Note: tx manager maintains chkpt and active tx information.

Recovery with Checkpointing

Recovery: scan backwards through log file processing as before.

Determining where to stop depends on:

  • If we meet <ENDCHKPT> first or <CHKPT...> first.

If we encounter <ENDCHKPT> first:

  • We know that all incomplete tx’s come after previous <CHKPT...>.
  • Thus, can stop backward scan when we reach <CHKPT...>.

If we encounter <CHKPT(T1, ... , Tk)> first:

  • Crash occurred during the checkpoint period.
  • Any of T1, ... , Tk that committed before crash are ok.
  • For uncommitted tx’s, need to continue backward scan.

Redo Logging

Problem with undo logging:

  • All changed data must be output to disk before committing.
  • Conflicts with optimal use of the buffer pool.

Alternative approach is redo logging:

  • Allow changes to remain only in buffers after commit.
  • Write records to indicate what changes are “pending”.
  • After a crash, can apply changes during recovery.

Steps in Redo Logging

Requirement for redo logging: write-ahead rule.

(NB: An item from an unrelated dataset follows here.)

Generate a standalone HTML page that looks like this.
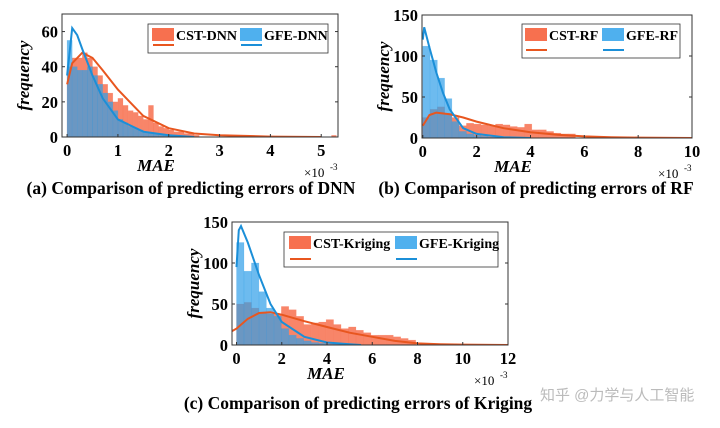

Data must be written to disk as follows:

  1. Start transaction log record.
  2. Update log records indicating changes.
    • Update log records now contain <T, X, v'> where v' is the new value for X.
  3. Then commit log record (OUTPUT).
  4. Then OUTPUT changed data elements.

Note: actual writing of data items happens AFTER commit.

Recovery in Redo Logging

Simplified view of recovery:

  • Identify all committed tx’s (backwards scan).
  • Scan forwards through log:
    • If <T, X, v> and T is committed, set X to v on disk.
    • If <START T> and T not committed, put <ABORT T> ing log.

Undo/Redo Logging

Undo and redo logging are incompatible in:

  • Order of outputting <COMMIT T> and changed data.
  • How data in buffers is handled during checkpoints.

Undo/Redo logging combines aspects of both:

  • Requires new update log record <T, X, v, v'> that gives both old and new values for X.
  • Removes incompatibilities between output orders.

Recovery in Undo/Redo Logging

Simplified view of recovery:

  • Scan log to determine committed/uncommitted tx’s.
  • For each uncommitted tx T, add <ABORT T> to log.
  • Scan backwards through log:
    • If <T, X, v, w> and T is not committed, set X to v on disk.
  • Scan forwards through log:
    • If <T, X, v, w> and T is committed, set X to w on disk.